New York (Agencies): The deadly terrorist attack on two mosques in New Zealand was “another grim reminder” of the Islamophobia sweeping the world, Pakistan’s permanent representative to the UN Maleeha Lodhi told a gathering of delegates on Sunday.
Lodhi was speaking at a side-event on ‘Breaking Stereotypes: Muslim women as agents of change’, one of the four organised by her that made an impact on what is also called the women activists’ summit.
The Pakistani envoy linked the attack to stereotyping, which she argued could be seriously consequential as it could lead to misperceptions, demonisation and even violence. “It’s a slippery slope when Muslims are stereotyped and mischaracterised, sometimes deliberately by those who also engage in hate speech,” Ambassador Lodhi said.

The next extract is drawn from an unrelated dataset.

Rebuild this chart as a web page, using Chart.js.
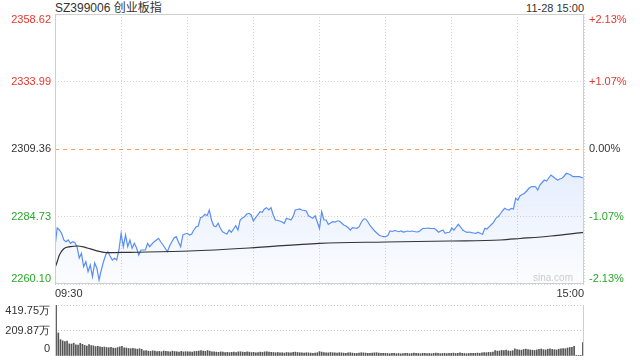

She distinguished between culture and religion in asserting that for Muslim women Islam is an enabling agent, not an impediment as is often presumed in Western narratives.
The barriers are patriarchal social structures and overall lack of education in societies.

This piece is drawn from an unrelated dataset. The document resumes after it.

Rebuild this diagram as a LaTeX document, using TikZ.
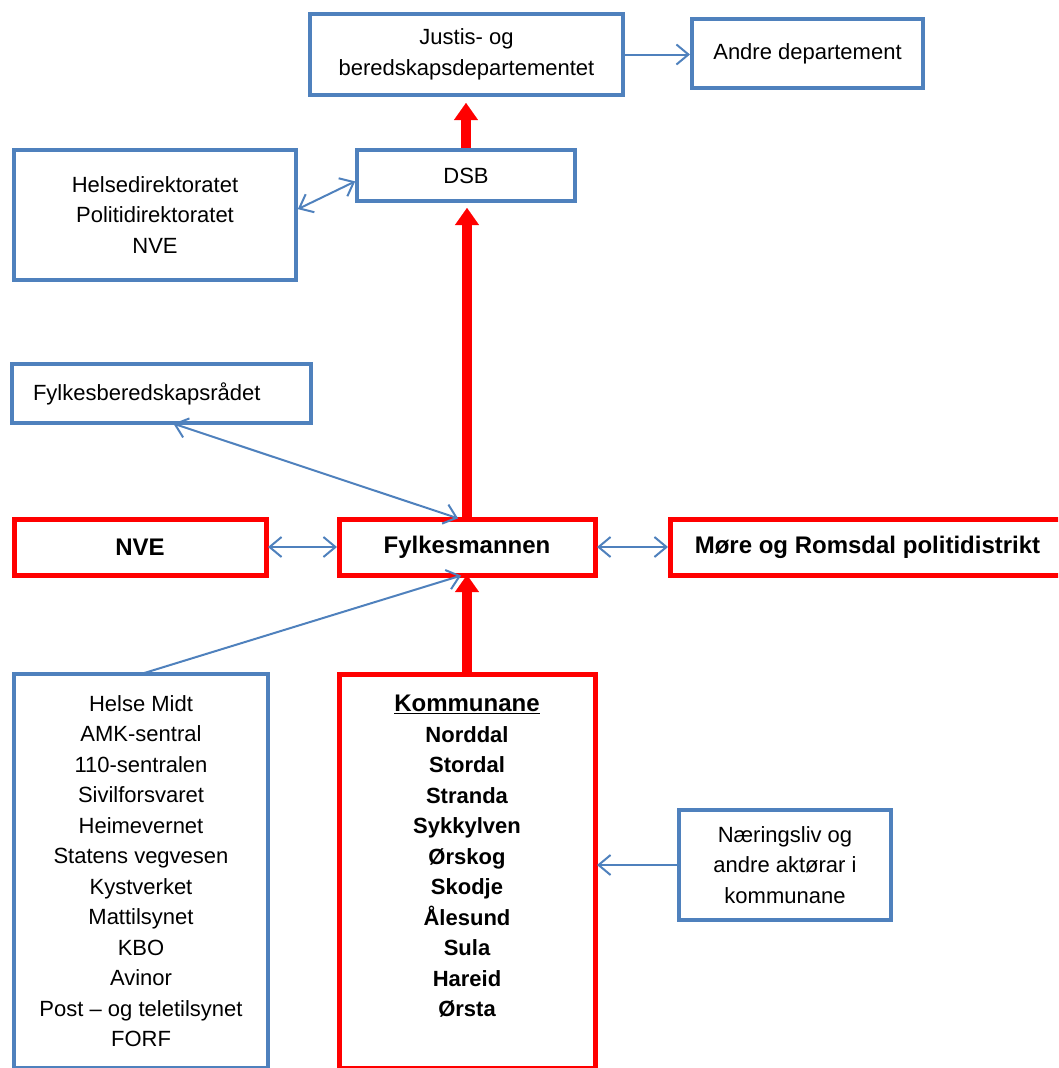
\documentclass[tikz,border=0pt]{standalone}
\usepackage{fontspec}
\setmainfont{Liberation Sans}
\usetikzlibrary{arrows.meta}
\definecolor{boxblue}{HTML}{4F81BD}
\definecolor{boxred}{HTML}{FF0000}

\begin{document}
\begin{tikzpicture}[x=1pt,y=-1pt,
   barb/.tip={Straight Barb[length=12pt,width=20pt]},
   bluebox/.style={draw=boxblue, line width=4pt, fill=white, align=center, inner sep=0pt, outer sep=0pt, font=\fontsize{22}{30.5}\selectfont},
   redbox/.style={draw=boxred, line width=5pt, fill=white, align=center, inner sep=0pt, outer sep=0pt, font=\fontsize{24}{30.5}\selectfont\bfseries},
   link/.style={draw=boxblue, line width=2pt, shorten <=2pt, shorten >=2pt},
   biglink/.style={draw=boxred, line width=10pt, -{Triangle[length=17pt,width=24pt,line width=0.1pt]}}]

   \useasboundingbox (0,0) rectangle (1058,1068);
   \clip (0,0) rectangle (1058,1068);

   \node[bluebox, minimum width=313, minimum height=81] (jbd) at (466.5,54.5) {Justis- og\\beredskapsdepartementet};
   \node[bluebox, minimum width=231, minimum height=69] (andre) at (807.5,53.5) {Andre departement};
   \node[bluebox, minimum width=218, minimum height=51] (dsb) at (466,175.5) {DSB};
   \node[bluebox, minimum width=282, minimum height=130] (helse) at (155,215) {Helsedirektoratet\\Politidirektoratet\\NVE};
   \node[bluebox, text width=257, inner xsep=21, minimum height=59, align=left] (fbr) at (161.5,393.5) {Fylkesberedskapsrådet};

   \node[redbox, minimum width=252, minimum height=56] (nve) at (140,547) {NVE};
   \node[redbox, minimum width=256, minimum height=56] (fm) at (467,547) {Fylkesmannen};
   \node[redbox, minimum width=395, minimum height=56] (mr) at (867.5,547) {Møre og Romsdal politidistrikt};

   \node[bluebox, minimum width=254, minimum height=394] (liste) at (141,871) {Helse Midt\\AMK-sentral\\110-sentralen\\Sivilforsvaret\\Heimevernet\\Statens vegvesen\\Kystverket\\Mattilsynet\\KBO\\Avinor\\Post – og teletilsynet\\FORF};
   \node[redbox, font=\fontsize{22}{30.5}\selectfont\bfseries, minimum width=256, minimum height=394] (komm) at (467,871) {{\fontsize{24}{30.5}\selectfont\underline{Kommunane}}\\Norddal\\Stordal\\Stranda\\Sykkylven\\Ørskog\\Skodje\\Ålesund\\Sula\\Hareid\\Ørsta\\\mbox{}};
   \node[bluebox, minimum width=212, minimum height=110] (naer) at (785,865) {Næringsliv og\\andre aktørar i\\kommunane};

   \draw[biglink, shorten <=2pt, shorten >=8pt] (dsb.north) -- (dsb.north |- jbd.south);
   \draw[biglink, shorten >=7pt] (fm.north) -- (fm.north |- dsb.south);
   \draw[biglink] (komm.north) -- (fm.south);

   \draw[link, -barb] (jbd.east) -- (andre.west |- jbd.east);
   \draw[link, barb-barb] ([yshift=-5pt]dsb.west) -- ([yshift=5pt]helse.east);
   \draw[link, barb-barb] ([xshift=10pt]fbr.south) -- ([xshift=-7pt]fm.north);
   \draw[link, barb-barb] (nve.east) -- (fm.west);
   \draw[link, barb-barb] (fm.east) -- (mr.west);
   \draw[link, -barb] (liste.north) -- ([xshift=-4pt]fm.south);
   \draw[link, -barb] (naer.west) -- (naer.west -| komm.east);
\end{tikzpicture}
\end{document}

The annual meeting of the commission, which dates back to 1947, brought to the UN more than 9,000 representatives from civil society organisations.
It will conclude on March 22.
Pakistan’s delegation was led by Khawar Mumtaz, who delivered her national statement on Friday.

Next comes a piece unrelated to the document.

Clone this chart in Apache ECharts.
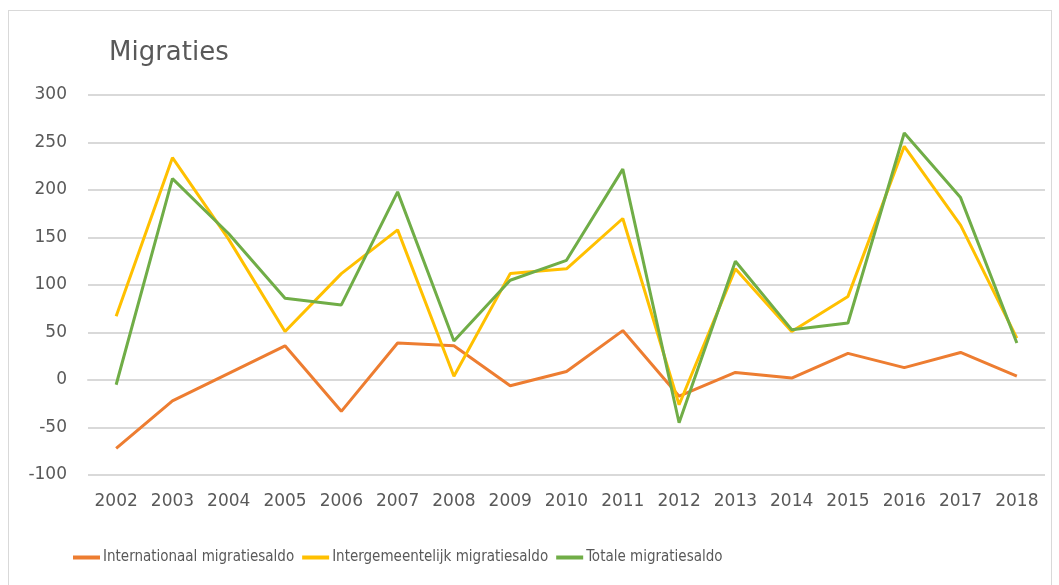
<!DOCTYPE html>
<html>
<head>
<meta charset="utf-8">
<script src="https://cdn.jsdelivr.net/npm/echarts@6/dist/echarts.min.js"></script>
<style>
  html, body { margin: 0; padding: 0; background: #fff; }
  #frame { position: absolute; left: 8px; top: 10px; width: 1042px; height: 580px; border: 1px solid #d9d9d9; }
  #main { position: absolute; left: 0; top: 0; width: 1059px; height: 585px; }
</style>
</head>
<body>
<div id="frame"></div>
<div id="main"></div>
<script>
  var years = ['2002', '2003', '2004', '2005', '2006', '2007', '2008', '2009', '2010',
               '2011', '2012', '2013', '2014', '2015', '2016', '2017', '2018'];
  var internationaal = [-72, -22, 7, 36, -33, 39, 36, -6, 9, 52, -17, 8, 2, 28, 13, 29, 4];
  var intergemeentelijk = [67, 234, 148, 51, 112, 158, 4, 112, 117, 170, -26, 117, 51, 88, 246, 163, 44];
  var totaal = [-5, 212, 154, 86, 79, 198, 41, 105, 126, 222, -45, 125, 53, 60, 260, 192, 39];

  var myChart = echarts.init(document.getElementById('main'));

  var txt = '#595959';
  function lineSeries(name, data, color) {
    return {
      name: name,
      type: 'line',
      data: data,
      symbol: 'none',
      lineStyle: { color: color, width: 3 },
      itemStyle: { color: color }
    };
  }

  var option = {
    animation: false,
    title: {
      text: 'Migraties',
      left: 104,
      top: 35,
      textStyle: { fontFamily: 'DejaVu Sans', fontSize: 26, fontWeight: 'normal', color: txt }
    },
    legend: {
      data: ['Internationaal migratiesaldo', 'Intergemeentelijk migratiesaldo', 'Totale migratiesaldo'],
      left: 68,
      top: 545,
      icon: 'rect',
      itemWidth: 27,
      itemHeight: 4,
      itemGap: 8,
      textStyle: { fontFamily: 'DejaVu Sans Condensed, DejaVu Sans', fontSize: 15, color: txt, padding: [0, 0, 0, -2] }
    },
    grid: { left: 88, right: 14, top: 95, bottom: 110 },
    xAxis: {
      type: 'category',
      data: years,
      boundaryGap: true,
      axisLine: { lineStyle: { color: '#d9d9d9', width: 2 } },
      axisTick: { show: false },
      axisLabel: { color: txt, fontFamily: 'DejaVu Sans', fontSize: 17, margin: 18 }
    },
    yAxis: {
      type: 'value',
      min: -100,
      max: 300,
      interval: 50,
      axisLine: { show: false },
      axisTick: { show: false },
      axisLabel: { color: txt, fontFamily: 'DejaVu Sans', fontSize: 17, margin: 21 },
      splitLine: { lineStyle: { color: '#d9d9d9', width: 2 } }
    },
    series: [
      lineSeries('Internationaal migratiesaldo', internationaal, '#ED7D31'),
      lineSeries('Intergemeentelijk migratiesaldo', intergemeentelijk, '#FFC000'),
      lineSeries('Totale migratiesaldo', totaal, '#70AD47')
    ]
  };

  myChart.setOption(option);
</script>
</body>
</html>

The event on Breaking Stereotypes, a brainchild of Ambassador Lodhi, attracted a large audience with people prepared to stand throughout the hour-and-a-half event.
About her own professional journey as a Muslim woman, she said it involved facing obstacles, overcoming fears but always dreaming dreams. “My professional path,” Lodhi said, “constantly entailed challenging, defying and overcoming stereotypes. This almost becomes a lifetime occupational hazard for women, and not just in the Muslim world. The important thing is never to allow this to distract or diminish us.”